All of this money is given to the CSU, however, it can only be used for its designated purpose. Money collected for HOJO, for example, can’t be used for orientation week events. This means that when the CSU council approves the budget, it’s actually approving five separate budgets.
In previous years, the CSU ran surpluses in a few departments, specifically for clubs and the advocacy services. As a non-profit organization, we’re not supposed to do that, so the executives ran referendums to reduce the fees. The advocacy services fee was reduced in 2015, and the fee for clubs was reduced in 2017. However, almost immediately after these referendums passed, demand for the services increased. More students were going to the Advocacy Centre, forming clubs and increasing club activity, but the CSU now had less money for those resources than before.
This has placed these departments in a structural deficit. Advocacy services are projected to run a deficit of roughly $30,000 this year, and clubs is $70,000 in the red. These deficits have been absorbed by CSU cash reserves from previous surpluses, but that can’t go on forever. This year, we have to choose between raising revenue or reducing student services.
Don’t panic. Despite these challenges, the CSU is in a good financial position overall. Its net value increased this year to over $13 million. However, much of that money is in the SSAELC Fund and, because fees have restricted use, the money has to stay there.
What is the SSAELC Fund? It’s a large reserve of funds that can be used to build or renovate student spaces, support student associations that vote to go on strike, and pay legal settlements if the union gets sued.

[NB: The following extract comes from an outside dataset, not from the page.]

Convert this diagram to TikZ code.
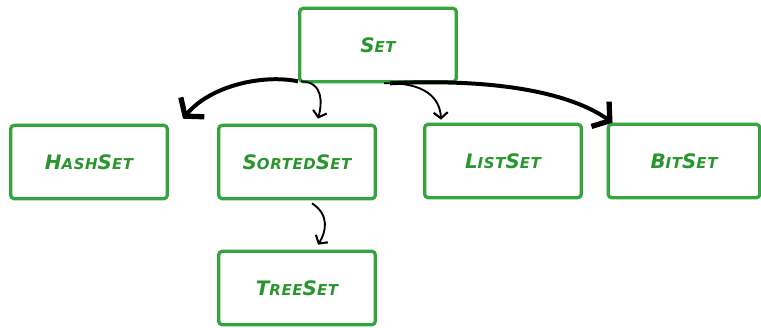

The fund has roughly $10 million in it, and is invested in stock portfolios that help it grow from year to year. It was recently used to fund projects like the Woodnote Housing Cooperative and the CSU daycare—and even after those big projects, the fund is still growing strong.
The CSU has plenty of resources, but they’re not being allocated in the best way possible. To fix that, we’re proposing to reduce the fee levy for the SSAELC Fund by $0.36, while also implementing a fee increase of $0.06 for advocacy services, $0.10 for clubs and $0.20 for general operations. All the budgets will balance out, and students won’t have to pay anything more.
The SSAELC Fund will still grow by approximately $250,000 per year after this reform. By collecting a bit less for the renovations fund, which already has $10 million in it, we can increase funding for the many clubs that enrich student life and give us extracurricular experience. We will be able to maintain the advocacy services that protect student rights, and invest more in services, bursaries, programming and campaigns. All of this will be possible without students having to pay even one extra cent.
On the other hand, if this referendum fails to pass, we’ll be required to reduce funding for clubs and advocacy services. No student will benefit from that. The proposed new fee structure is a simple, responsible and effective way to manage our union’s finances. To support student clubs and the important services students depend on, without having to pay more, please vote “yes” on Nov. 27, 28 or 29.